---------- DATA SECTION ----------

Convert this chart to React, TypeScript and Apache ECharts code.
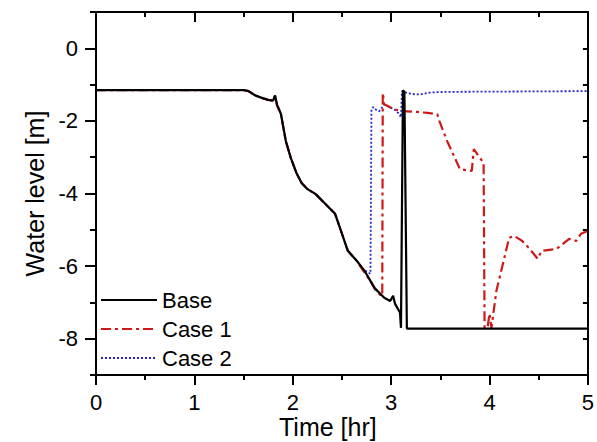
import React, { useEffect, useRef } from "react";
import * as echarts from "echarts";

// ---- data ----
const baseTime = [0, 1.5, 1.55, 1.62, 1.7, 1.75, 1.8, 1.82, 1.84, 1.88, 1.93, 1.98, 2.04, 2.09, 2.15, 2.23, 2.33, 2.43, 2.48, 2.56, 2.65, 2.73, 2.83, 2.93, 2.99, 3.02, 3.04, 3.09, 3.1, 3.12, 3.135, 3.16, 5.0];
const baseLevel = [-1.15, -1.15, -1.18, -1.3, -1.38, -1.42, -1.44, -1.3, -1.55, -1.81, -2.56, -3.02, -3.45, -3.71, -3.88, -4.01, -4.28, -4.56, -4.95, -5.58, -5.85, -6.13, -6.6, -6.87, -6.96, -6.82, -7.04, -7.28, -7.7, -1.16, -1.2, -7.72, -7.72];

const case1Time = [0, 1.5, 1.55, 1.62, 1.7, 1.75, 1.8, 1.82, 1.84, 1.88, 1.93, 1.98, 2.04, 2.09, 2.15, 2.23, 2.33, 2.43, 2.48, 2.56, 2.65, 2.73, 2.8, 2.85, 2.9, 2.91, 2.915, 2.93, 3.03, 3.11, 3.25, 3.37, 3.47, 3.49, 3.57, 3.7, 3.82, 3.84, 3.94, 3.95, 3.98, 4.0, 4.02, 4.07, 4.2, 4.25, 4.33, 4.4, 4.49, 4.53, 4.68, 4.81, 4.88, 4.93, 5.0];
const case1Level = [-1.15, -1.15, -1.18, -1.3, -1.38, -1.42, -1.44, -1.32, -1.58, -1.83, -2.56, -3.02, -3.45, -3.71, -3.88, -4.01, -4.28, -4.56, -4.95, -5.58, -5.85, -6.18, -6.45, -6.7, -6.82, -6.82, -1.23, -1.54, -1.68, -1.73, -1.75, -1.78, -1.82, -2.0, -2.56, -3.33, -3.38, -2.78, -3.16, -7.7, -7.7, -7.31, -7.7, -6.68, -5.22, -5.17, -5.3, -5.5, -5.8, -5.58, -5.53, -5.25, -5.31, -5.11, -5.03];

const case2Time = [0, 1.5, 1.55, 1.62, 1.7, 1.75, 1.8, 1.82, 1.84, 1.88, 1.93, 1.98, 2.04, 2.09, 2.15, 2.23, 2.33, 2.43, 2.48, 2.56, 2.65, 2.7, 2.75, 2.79, 2.8, 2.82, 2.85, 2.88, 2.93, 2.96, 3.03, 3.08, 3.1, 3.11, 3.13, 3.17, 3.25, 3.3, 3.39, 3.55, 5.0];
const case2Level = [-1.15, -1.15, -1.18, -1.3, -1.38, -1.42, -1.44, -1.3, -1.55, -1.81, -2.56, -3.02, -3.45, -3.71, -3.88, -4.01, -4.28, -4.56, -4.95, -5.58, -5.85, -6.05, -6.15, -6.21, -1.68, -1.62, -1.7, -1.73, -1.55, -1.59, -1.68, -1.8, -1.9, -1.18, -1.2, -1.24, -1.27, -1.27, -1.22, -1.2, -1.18];

const seriesNames = ["Base", "Case 1", "Case 2"];
const yMajorTicks = [0, -2, -4, -6, -8];
const xTitle = "Time [hr]";
const yTitle = "Water level [m]";

const pairs = (xs: number[], ys: number[]) => xs.map((x, i) => [x, ys[i]]);

const FONT = "'Liberation Sans', Arial, sans-serif";

export default function App() {
  const ref = useRef<HTMLDivElement>(null);
  useEffect(() => {
    if (!ref.current) return;
    const chart = echarts.init(ref.current, undefined, { renderer: "svg" });
    const axisLine = { show: true, onZero: false, lineStyle: { color: "#000", width: 2 } };
    const baseY = { type: "value", min: -9, max: 1, interval: 1, splitLine: { show: false } };
    chart.setOption({
      animation: false,
      backgroundColor: "#fff",
      textStyle: { fontFamily: FONT },
      grid: { left: 96, right: 5, top: 12, bottom: 67, containLabel: false },
      legend: {
        data: seriesNames,
        orient: "vertical",
        left: 100,
        top: 289,
        itemWidth: 56,
        itemHeight: 14,
        itemGap: 7,
        padding: 0,
        itemStyle: { opacity: 0, borderWidth: 0 },
        textStyle: { fontFamily: FONT, fontSize: 22, color: "#000" },
      },
      xAxis: [
        {
          type: "value", position: "bottom", min: 0, max: 5, interval: 1,
          axisLine,
          axisTick: { show: true, inside: false, length: 10, lineStyle: { width: 2, color: "#000" } },
          minorTick: { show: true, splitNumber: 2, length: 5, lineStyle: { width: 2, color: "#000" } },
          axisLabel: { fontSize: 22, lineHeight: 18, color: "#000", margin: 18, fontFamily: FONT },
          splitLine: { show: false },
        },
        {
          type: "value", position: "top", min: 0, max: 5, interval: 1,
          axisLine,
          axisTick: { show: true, inside: true, length: 10, lineStyle: { width: 2, color: "#000" } },
          minorTick: { show: true, splitNumber: 2, length: 5, lineStyle: { width: 2, color: "#000" } },
          axisLabel: { show: false },
          splitLine: { show: false },
        },
      ],
      yAxis: [
        {
          ...baseY, position: "left",
          axisLine,
          axisTick: { show: true, inside: false, length: 6, lineStyle: { width: 2, color: "#000" } },
          axisLabel: { fontSize: 22, color: "#000", margin: 18, fontFamily: FONT, customValues: yMajorTicks },
          name: yTitle, nameLocation: "middle", nameGap: 46,
          nameTextStyle: { fontSize: 25, color: "#000", fontFamily: FONT },
        },
        {
          ...baseY, position: "left",
          axisLine: { show: false },
          axisTick: { show: true, inside: false, length: 11, customValues: yMajorTicks, lineStyle: { width: 2, color: "#000" } },
          axisLabel: { show: false },
        },
        {
          ...baseY, position: "right",
          axisLine,
          axisTick: { show: true, inside: true, length: 5, lineStyle: { width: 2, color: "#000" } },
          axisLabel: { show: false },
        },
        {
          ...baseY, position: "right",
          axisLine: { show: false },
          axisTick: { show: true, inside: true, length: 10, customValues: yMajorTicks, lineStyle: { width: 2, color: "#000" } },
          axisLabel: { show: false },
        },
      ],
      graphic: [
        {
          type: "text", left: 329 - 50, top: 414,
          style: { text: xTitle, fontSize: 25, lineHeight: 22, fill: "#000", fontFamily: FONT },
        },
      ],
      series: [
        {
          name: "Case 2", type: "line", data: pairs(case2Time, case2Level),
          showSymbol: false, symbol: "none", z: 2,
          lineStyle: { color: "#2424cc", width: 1.8, type: [2, 2] },
          itemStyle: { color: "#2424cc" },
        },
        {
          name: "Case 1", type: "line", data: pairs(case1Time, case1Level),
          showSymbol: false, symbol: "none", z: 3,
          lineStyle: { color: "#d01818", width: 2.2, type: [10, 4, 3, 4] },
          itemStyle: { color: "#d01818" },
        },
        {
          name: "Base", type: "line", data: pairs(baseTime, baseLevel),
          showSymbol: false, symbol: "none", z: 4,
          lineStyle: { color: "#000", width: 2.2 },
          itemStyle: { color: "#000" },
        },
      ],
    });
    return () => chart.dispose();
  }, []);
  return <div ref={ref} style={{ width: 597, height: 442, position: "absolute", left: 0, top: 0 }} />;
}
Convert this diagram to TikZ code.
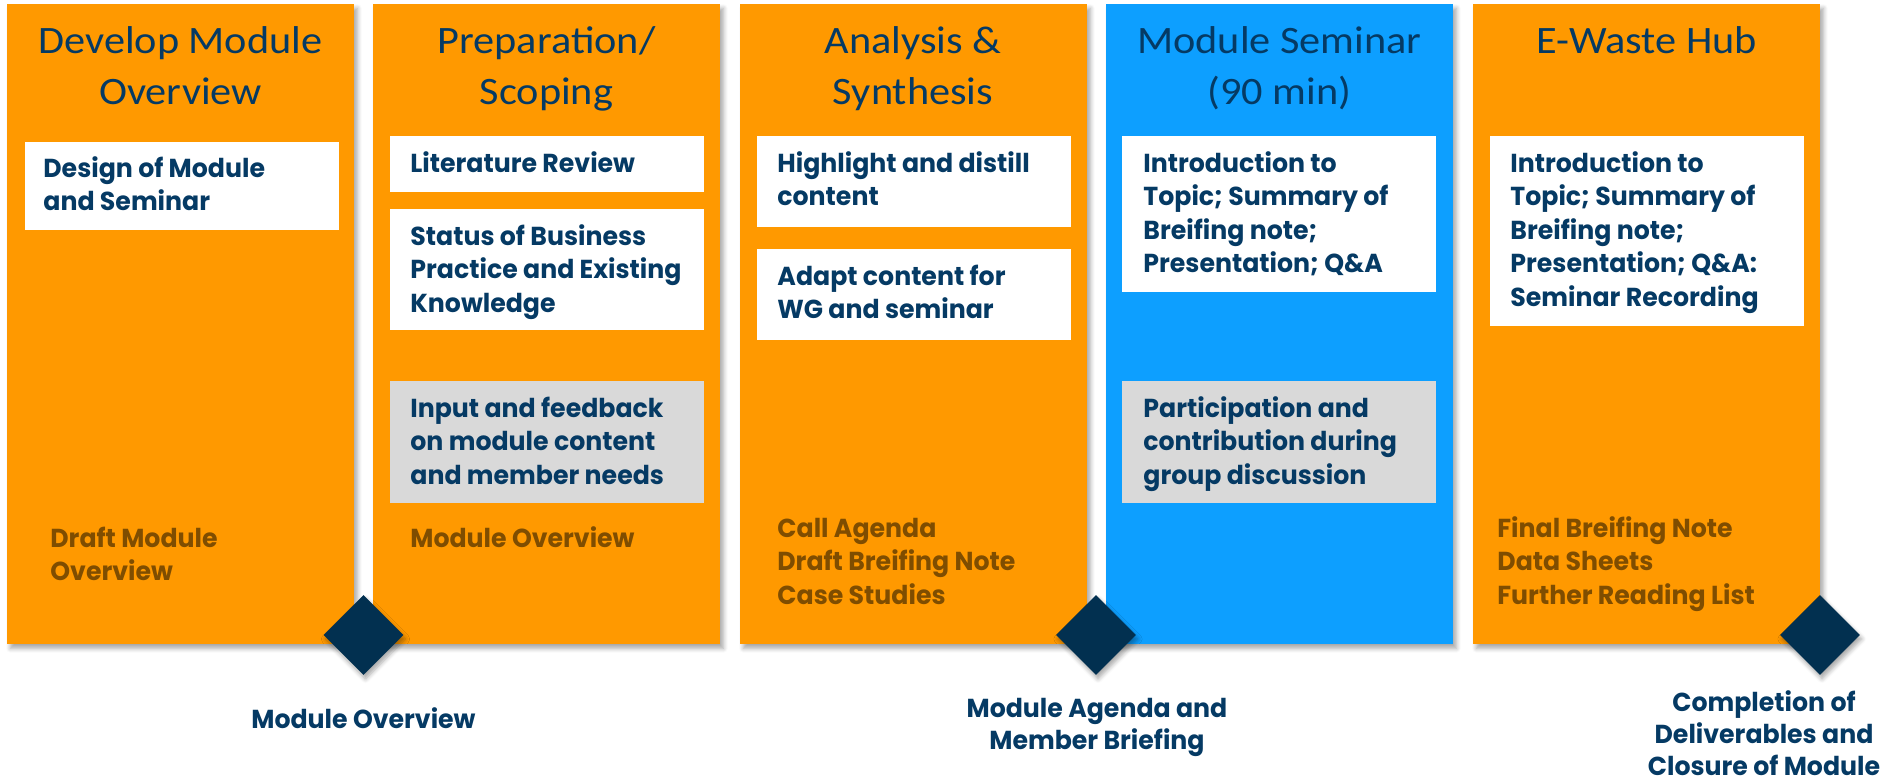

----------

*TASK TO CARRY OUT*
Copy every entry exactly as written. Pictures are excluded.

*SOLUTION TO THE EXERCISE*
Convert this chart to React, TypeScript and Apache ECharts code.
import React, { useEffect, useRef } from "react";
import * as echarts from "echarts";

// ---- data ----
const baseTime = [0, 1.5, 1.55, 1.62, 1.7, 1.75, 1.8, 1.82, 1.84, 1.88, 1.93, 1.98, 2.04, 2.09, 2.15, 2.23, 2.33, 2.43, 2.48, 2.56, 2.65, 2.73, 2.83, 2.93, 2.99, 3.02, 3.04, 3.09, 3.1, 3.12, 3.135, 3.16, 5.0];
const baseLevel = [-1.15, -1.15, -1.18, -1.3, -1.38, -1.42, -1.44, -1.3, -1.55, -1.81, -2.56, -3.02, -3.45, -3.71, -3.88, -4.01, -4.28, -4.56, -4.95, -5.58, -5.85, -6.13, -6.6, -6.87, -6.96, -6.82, -7.04, -7.28, -7.7, -1.16, -1.2, -7.72, -7.72];

const case1Time = [0, 1.5, 1.55, 1.62, 1.7, 1.75, 1.8, 1.82, 1.84, 1.88, 1.93, 1.98, 2.04, 2.09, 2.15, 2.23, 2.33, 2.43, 2.48, 2.56, 2.65, 2.73, 2.8, 2.85, 2.9, 2.91, 2.915, 2.93, 3.03, 3.11, 3.25, 3.37, 3.47, 3.49, 3.57, 3.7, 3.82, 3.84, 3.94, 3.95, 3.98, 4.0, 4.02, 4.07, 4.2, 4.25, 4.33, 4.4, 4.49, 4.53, 4.68, 4.81, 4.88, 4.93, 5.0];
const case1Level = [-1.15, -1.15, -1.18, -1.3, -1.38, -1.42, -1.44, -1.32, -1.58, -1.83, -2.56, -3.02, -3.45, -3.71, -3.88, -4.01, -4.28, -4.56, -4.95, -5.58, -5.85, -6.18, -6.45, -6.7, -6.82, -6.82, -1.23, -1.54, -1.68, -1.73, -1.75, -1.78, -1.82, -2.0, -2.56, -3.33, -3.38, -2.78, -3.16, -7.7, -7.7, -7.31, -7.7, -6.68, -5.22, -5.17, -5.3, -5.5, -5.8, -5.58, -5.53, -5.25, -5.31, -5.11, -5.03];

const case2Time = [0, 1.5, 1.55, 1.62, 1.7, 1.75, 1.8, 1.82, 1.84, 1.88, 1.93, 1.98, 2.04, 2.09, 2.15, 2.23, 2.33, 2.43, 2.48, 2.56, 2.65, 2.7, 2.75, 2.79, 2.8, 2.82, 2.85, 2.88, 2.93, 2.96, 3.03, 3.08, 3.1, 3.11, 3.13, 3.17, 3.25, 3.3, 3.39, 3.55, 5.0];
const case2Level = [-1.15, -1.15, -1.18, -1.3, -1.38, -1.42, -1.44, -1.3, -1.55, -1.81, -2.56, -3.02, -3.45, -3.71, -3.88, -4.01, -4.28, -4.56, -4.95, -5.58, -5.85, -6.05, -6.15, -6.21, -1.68, -1.62, -1.7, -1.73, -1.55, -1.59, -1.68, -1.8, -1.9, -1.18, -1.2, -1.24, -1.27, -1.27, -1.22, -1.2, -1.18];

const seriesNames = ["Base", "Case 1", "Case 2"];
const yMajorTicks = [0, -2, -4, -6, -8];
const xTitle = "Time [hr]";
const yTitle = "Water level [m]";

const pairs = (xs: number[], ys: number[]) => xs.map((x, i) => [x, ys[i]]);

const FONT = "'Liberation Sans', Arial, sans-serif";

export default function App() {
  const ref = useRef<HTMLDivElement>(null);
  useEffect(() => {
    if (!ref.current) return;
    const chart = echarts.init(ref.current, undefined, { renderer: "svg" });
    const axisLine = { show: true, onZero: false, lineStyle: { color: "#000", width: 2 } };
    const baseY = { type: "value", min: -9, max: 1, interval: 1, splitLine: { show: false } };
    chart.setOption({
      animation: false,
      backgroundColor: "#fff",
      textStyle: { fontFamily: FONT },
      grid: { left: 96, right: 5, top: 12, bottom: 67, containLabel: false },
      legend: {
        data: seriesNames,
        orient: "vertical",
        left: 100,
        top: 289,
        itemWidth: 56,
        itemHeight: 14,
        itemGap: 7,
        padding: 0,
        itemStyle: { opacity: 0, borderWidth: 0 },
        textStyle: { fontFamily: FONT, fontSize: 22, color: "#000" },
      },
      xAxis: [
        {
          type: "value", position: "bottom", min: 0, max: 5, interval: 1,
          axisLine,
          axisTick: { show: true, inside: false, length: 10, lineStyle: { width: 2, color: "#000" } },
          minorTick: { show: true, splitNumber: 2, length: 5, lineStyle: { width: 2, color: "#000" } },
          axisLabel: { fontSize: 22, lineHeight: 18, color: "#000", margin: 18, fontFamily: FONT },
          splitLine: { show: false },
        },
        {
          type: "value", position: "top", min: 0, max: 5, interval: 1,
          axisLine,
          axisTick: { show: true, inside: true, length: 10, lineStyle: { width: 2, color: "#000" } },
          minorTick: { show: true, splitNumber: 2, length: 5, lineStyle: { width: 2, color: "#000" } },
          axisLabel: { show: false },
          splitLine: { show: false },
        },
      ],
      yAxis: [
        {
          ...baseY, position: "left",
          axisLine,
          axisTick: { show: true, inside: false, length: 6, lineStyle: { width: 2, color: "#000" } },
          axisLabel: { fontSize: 22, color: "#000", margin: 18, fontFamily: FONT, customValues: yMajorTicks },
          name: yTitle, nameLocation: "middle", nameGap: 46,
          nameTextStyle: { fontSize: 25, color: "#000", fontFamily: FONT },
        },
        {
          ...baseY, position: "left",
          axisLine: { show: false },
          axisTick: { show: true, inside: false, length: 11, customValues: yMajorTicks, lineStyle: { width: 2, color: "#000" } },
          axisLabel: { show: false },
        },
        {
          ...baseY, position: "right",
          axisLine,
          axisTick: { show: true, inside: true, length: 5, lineStyle: { width: 2, color: "#000" } },
          axisLabel: { show: false },
        },
        {
          ...baseY, position: "right",
          axisLine: { show: false },
          axisTick: { show: true, inside: true, length: 10, customValues: yMajorTicks, lineStyle: { width: 2, color: "#000" } },
          axisLabel: { show: false },
        },
      ],
      graphic: [
        {
          type: "text", left: 329 - 50, top: 414,
          style: { text: xTitle, fontSize: 25, lineHeight: 22, fill: "#000", fontFamily: FONT },
        },
      ],
      series: [
        {
          name: "Case 2", type: "line", data: pairs(case2Time, case2Level),
          showSymbol: false, symbol: "none", z: 2,
          lineStyle: { color: "#2424cc", width: 1.8, type: [2, 2] },
          itemStyle: { color: "#2424cc" },
        },
        {
          name: "Case 1", type: "line", data: pairs(case1Time, case1Level),
          showSymbol: false, symbol: "none", z: 3,
          lineStyle: { color: "#d01818", width: 2.2, type: [10, 4, 3, 4] },
          itemStyle: { color: "#d01818" },
        },
        {
          name: "Base", type: "line", data: pairs(baseTime, baseLevel),
          showSymbol: false, symbol: "none", z: 4,
          lineStyle: { color: "#000", width: 2.2 },
          itemStyle: { color: "#000" },
        },
      ],
    });
    return () => chart.dispose();
  }, []);
  return <div ref={ref} style={{ width: 597, height: 442, position: "absolute", left: 0, top: 0 }} />;
}
Convert this diagram to TikZ code.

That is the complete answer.